The Wallace H. Coulter Foundation has made a $30-million gift commitment to Clarkson, in support of ongoing excellence in engineering and science programs. This gift, the largest in Clarkson's history, reinforces and broadens Clarkson's most successful learning and research activities.

Wallace H. Coulter

Clarkson's School of Engineering and Applied Sciences has been named the Wallace H. Coulter School of Engineering and Applied Sciences in recognition of the late Wallace Coulter's dedication to the University as a trustee and the Foundation's generous support.

The extraordinary generosity of the Coulter Foundation will enable the University to realize Wallace Coulter's vision for bioengineering at Clarkson. The gift will enhance research and teaching in accordance with the theme “Technology Serving Humanity.”

Wallace Coulter was a visionary with a keen scientific mind. His ingenuity led to a major breakthrough in science: the Coulter Principle. It provided a methodology for counting, measuring and evaluating microscopic particles suspended in fluid. His invention of the Coulter Counter made possible today’s most common medical diagnostic test: the complete blood count (CBC).

Like Wallace Coulter, Clarkson also builds bridges that make all the difference. Clarkson connects people and technology. It connects the laboratory, classroom and marketplace. It ties theory to application. Clarkson builds bridges between disciplines and links business, engineering, liberal arts and science to facilitate advances beyond the boundaries of traditional disciplines. Clarkson produces graduates who can collaborate effectively with a wide range of professionals in a world full of complex problems.

Coulter funds will enable Clarkson to launch new initiatives focused on bettering life through technology

New initiatives in Bioengineering and Rehabilitation Engineering (BRE) will leverage Clarkson’s expertise in Physical Therapy, Engineering, and Particle Science and create connections among these three areas to address critical needs in society. The BRE initiative will continue the impact of PT in shifting student engineering perspectives to the needs of human end users, and will also raise consciousness of the humanitarian possibilities of technological degrees.

Wallace H. Coulter was particularly interested in seeing Clarkson pursue the opportunity provided by this unique combination of expertise. The Coulter gift has provided $8.25 million for this program in which students and faculty will explore and develop together technological innovations to meet human needs, and to endow a chair in rehabilitation engineering in honor of Provost Emeritus Herman L. Shulman. In addition, the foundation has provided a $5-million Dean’s Academic Excellence Fund to be used at the discretion of the Dean. The fund may be used for purposes that assist the School in accordance with the legacy of Wallace H. Coulter and the theme “Technology Serving Humanity.”

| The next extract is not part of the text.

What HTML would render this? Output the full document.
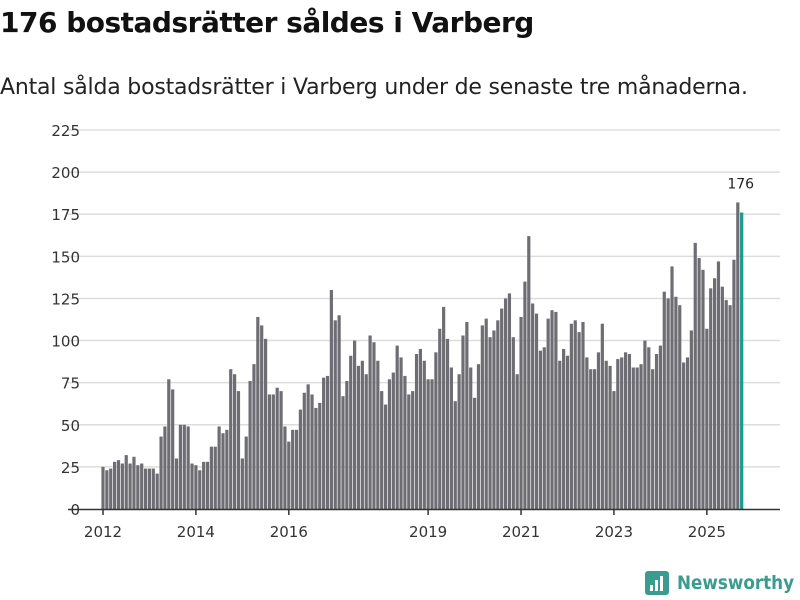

Coulter funds will maintain faculty eminence and research leadership in Clarkson’s premier field of expertise

Research and technological breakthroughs in colloid and particle science and engineering are making an impact in virtually every aspect of human life. From advances in medical treatment through time-release capsules in blood to coatings that protect NASA probes in space and make siding better on homes, engineering and science are fashioning a new and better physical world. Colloid and particle science and engineering are at the heart of technological advances in the digital revolution and in the search for new designer materials with unique properties.

Clarkson’s expertise in colloid and particle science and engineering led to creation of the Center for Advanced Materials Processing (CAMP), the University’s preeminent powerhouse of research. A model of interdisciplinary collaboration, today CAMP’s leading-edge research includes health and environmental fields and the University is moving ahead in the exciting new realm of nanotechnology.

Funding of $7.25 million from the Wallace H. Coulter Foundation will enable Clarkson to maintain its leadership position by attracting and retaining scholars of the highest caliber through endowed chairs and endowed fellowships, including a chair in honor of Professor Emeritus Milton Kerker. Colloid Science is one of the key areas to be supported. Other uses include modernizing instrumentation and ongoing upgrades of laboratory facilities and equipment to maintain the state-of-the-art standards required for world-class achievements.

Coulter funds will increase the number of students from underrepresented groups who earn technological degree

For many important reasons, it is vital that technological fields attract and retain students from currently underrepresented minorities. Although Clarkson has made significant strides in diversifying its campus community during the past decade, the costs of a first-rate technological education remains a barrier to attracting and retaining minority students.

A $5-million scholarship endowment from the Wallace H. Coulter Foundation will assist Clarkson in providing more opportunities for these students.

Coulter funds will enable Clarkson to increase opportunities in its hallmark hands-on collaborative programs

From its award-winning program called SPEED (Student Projects for Engineering Experience and Design) to University Honors seminars to senior mechanical engineering classes in integrated design, Clarkson has incorporated team project-based learning across the curriculum. The reason? Team project-based learning is the most effective way for students to build the critical skills needed for the complex, open-ended challenges and collaborative, diversified working environments of today’s professional world.

To assist Clarkson in making experiential, opportunities even more widely available to students, the Wallace H. Coulter Foundation has provided $4.5 million in broad support of team project-based learning.